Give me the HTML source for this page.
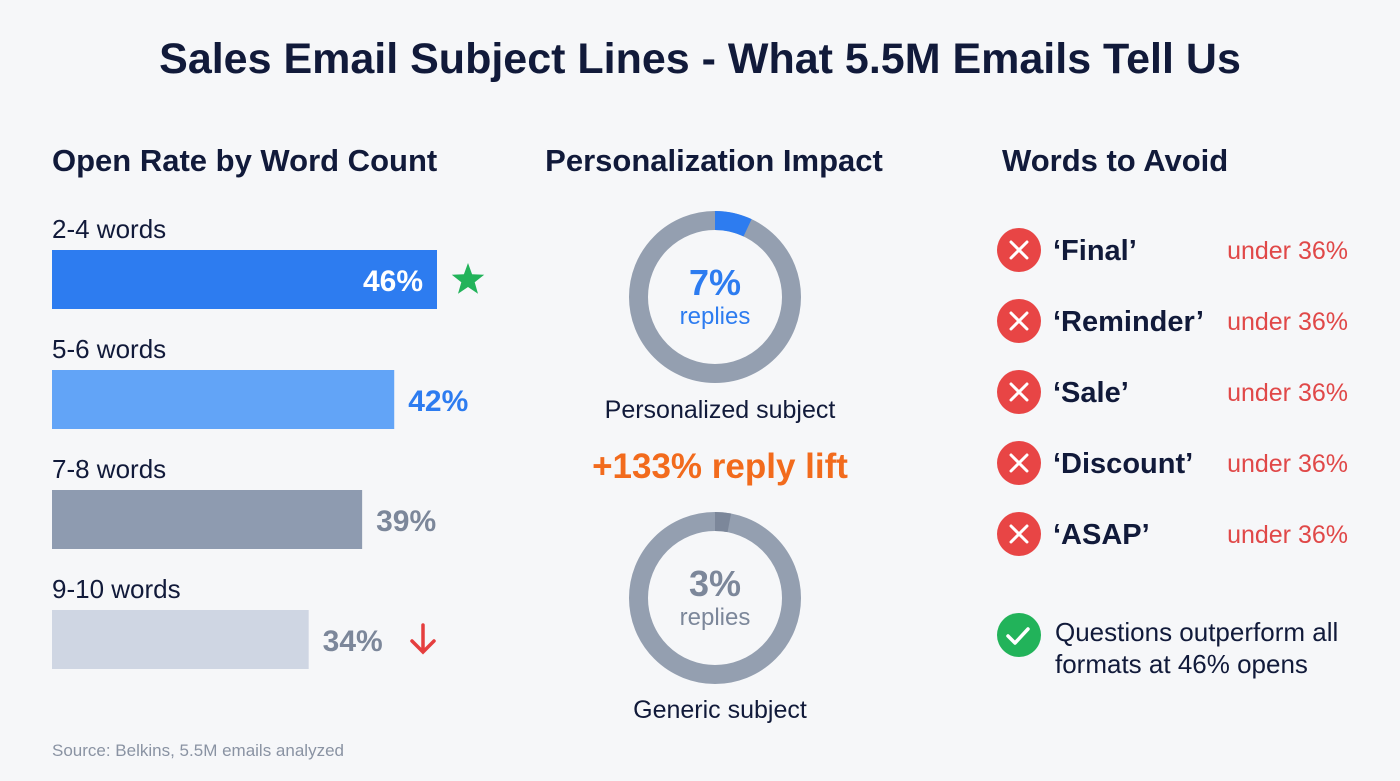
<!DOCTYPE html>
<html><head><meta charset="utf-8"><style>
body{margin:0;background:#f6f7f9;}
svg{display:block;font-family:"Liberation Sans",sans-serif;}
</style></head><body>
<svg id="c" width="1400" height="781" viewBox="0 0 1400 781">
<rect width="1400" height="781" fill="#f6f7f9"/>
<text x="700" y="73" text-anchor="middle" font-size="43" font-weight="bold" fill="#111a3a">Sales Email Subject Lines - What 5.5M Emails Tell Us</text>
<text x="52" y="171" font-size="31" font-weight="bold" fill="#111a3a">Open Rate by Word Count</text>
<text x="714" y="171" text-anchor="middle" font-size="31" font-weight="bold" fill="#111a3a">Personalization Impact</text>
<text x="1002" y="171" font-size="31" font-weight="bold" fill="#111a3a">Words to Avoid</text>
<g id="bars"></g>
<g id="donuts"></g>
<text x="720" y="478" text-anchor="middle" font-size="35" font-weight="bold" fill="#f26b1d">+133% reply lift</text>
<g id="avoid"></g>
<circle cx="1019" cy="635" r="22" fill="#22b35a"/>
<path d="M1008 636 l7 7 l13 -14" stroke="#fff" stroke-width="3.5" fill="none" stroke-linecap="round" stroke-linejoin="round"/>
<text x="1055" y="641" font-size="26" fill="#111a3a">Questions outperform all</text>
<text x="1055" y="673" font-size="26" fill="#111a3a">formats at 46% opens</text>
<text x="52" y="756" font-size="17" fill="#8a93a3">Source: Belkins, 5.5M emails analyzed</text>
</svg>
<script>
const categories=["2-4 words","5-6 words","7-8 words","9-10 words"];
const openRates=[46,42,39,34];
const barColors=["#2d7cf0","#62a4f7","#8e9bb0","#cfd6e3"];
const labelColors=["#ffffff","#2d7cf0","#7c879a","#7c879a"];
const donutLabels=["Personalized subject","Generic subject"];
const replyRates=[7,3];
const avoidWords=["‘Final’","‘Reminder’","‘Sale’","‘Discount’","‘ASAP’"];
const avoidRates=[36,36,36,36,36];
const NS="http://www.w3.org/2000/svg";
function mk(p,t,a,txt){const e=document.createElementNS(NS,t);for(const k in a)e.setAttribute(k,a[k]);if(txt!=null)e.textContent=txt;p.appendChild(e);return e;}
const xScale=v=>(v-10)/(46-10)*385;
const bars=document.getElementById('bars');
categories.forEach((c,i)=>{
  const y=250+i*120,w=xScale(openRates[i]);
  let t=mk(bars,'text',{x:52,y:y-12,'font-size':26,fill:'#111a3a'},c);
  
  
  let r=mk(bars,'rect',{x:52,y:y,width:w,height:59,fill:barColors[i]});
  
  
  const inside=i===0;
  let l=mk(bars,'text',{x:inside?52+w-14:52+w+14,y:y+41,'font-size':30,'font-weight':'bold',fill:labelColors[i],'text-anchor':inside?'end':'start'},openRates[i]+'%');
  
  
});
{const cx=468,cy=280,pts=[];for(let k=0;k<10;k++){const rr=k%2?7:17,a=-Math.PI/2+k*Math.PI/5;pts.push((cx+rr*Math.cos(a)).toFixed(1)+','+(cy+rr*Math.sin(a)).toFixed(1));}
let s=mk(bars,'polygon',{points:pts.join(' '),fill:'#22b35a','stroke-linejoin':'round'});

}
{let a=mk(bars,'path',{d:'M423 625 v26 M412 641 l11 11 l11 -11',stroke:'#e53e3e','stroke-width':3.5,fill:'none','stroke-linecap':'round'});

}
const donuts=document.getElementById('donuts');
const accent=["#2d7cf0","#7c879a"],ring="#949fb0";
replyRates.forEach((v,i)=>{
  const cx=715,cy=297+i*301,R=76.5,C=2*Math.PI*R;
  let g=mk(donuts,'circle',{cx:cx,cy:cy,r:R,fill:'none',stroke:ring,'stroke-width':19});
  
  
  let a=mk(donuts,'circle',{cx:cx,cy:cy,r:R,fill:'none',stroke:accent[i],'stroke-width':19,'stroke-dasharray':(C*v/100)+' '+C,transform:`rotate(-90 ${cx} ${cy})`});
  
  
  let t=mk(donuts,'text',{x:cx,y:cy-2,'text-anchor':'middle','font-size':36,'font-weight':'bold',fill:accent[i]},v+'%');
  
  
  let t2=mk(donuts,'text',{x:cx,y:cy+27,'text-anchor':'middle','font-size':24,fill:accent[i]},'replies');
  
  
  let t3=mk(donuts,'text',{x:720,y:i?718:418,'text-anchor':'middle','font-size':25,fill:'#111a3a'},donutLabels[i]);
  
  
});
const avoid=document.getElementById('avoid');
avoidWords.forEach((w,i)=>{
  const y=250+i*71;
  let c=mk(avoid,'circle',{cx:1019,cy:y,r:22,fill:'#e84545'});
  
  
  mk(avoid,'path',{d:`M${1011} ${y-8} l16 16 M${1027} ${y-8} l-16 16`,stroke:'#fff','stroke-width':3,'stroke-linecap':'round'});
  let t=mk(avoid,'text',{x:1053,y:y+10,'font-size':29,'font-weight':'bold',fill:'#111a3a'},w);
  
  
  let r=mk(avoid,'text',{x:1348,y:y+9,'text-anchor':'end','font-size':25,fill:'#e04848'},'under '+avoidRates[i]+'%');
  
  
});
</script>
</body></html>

---

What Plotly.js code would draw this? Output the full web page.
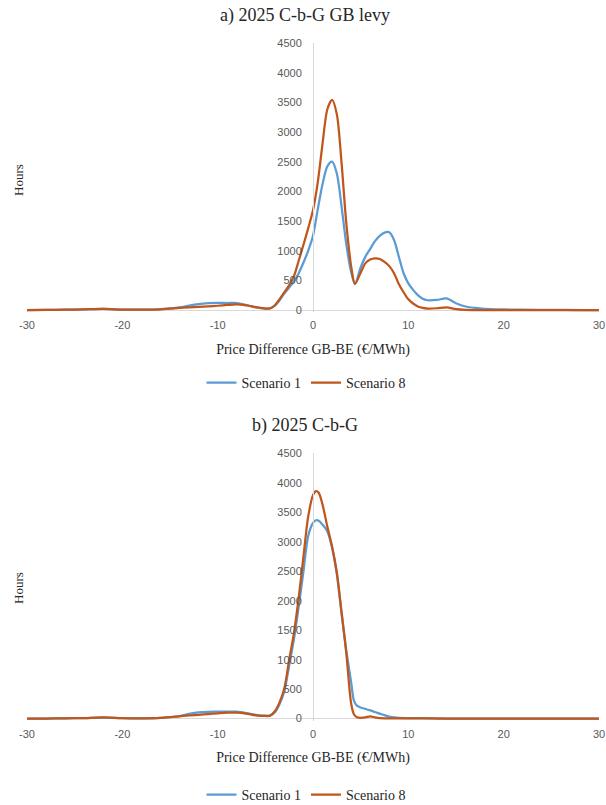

• **Exercise prompt**
Extract, from the listing above, every line where the string "page" occurs.

• **Solution to the problem**
Give me the HTML source for this page.
What Plotly.js code would draw this? Output the full web page.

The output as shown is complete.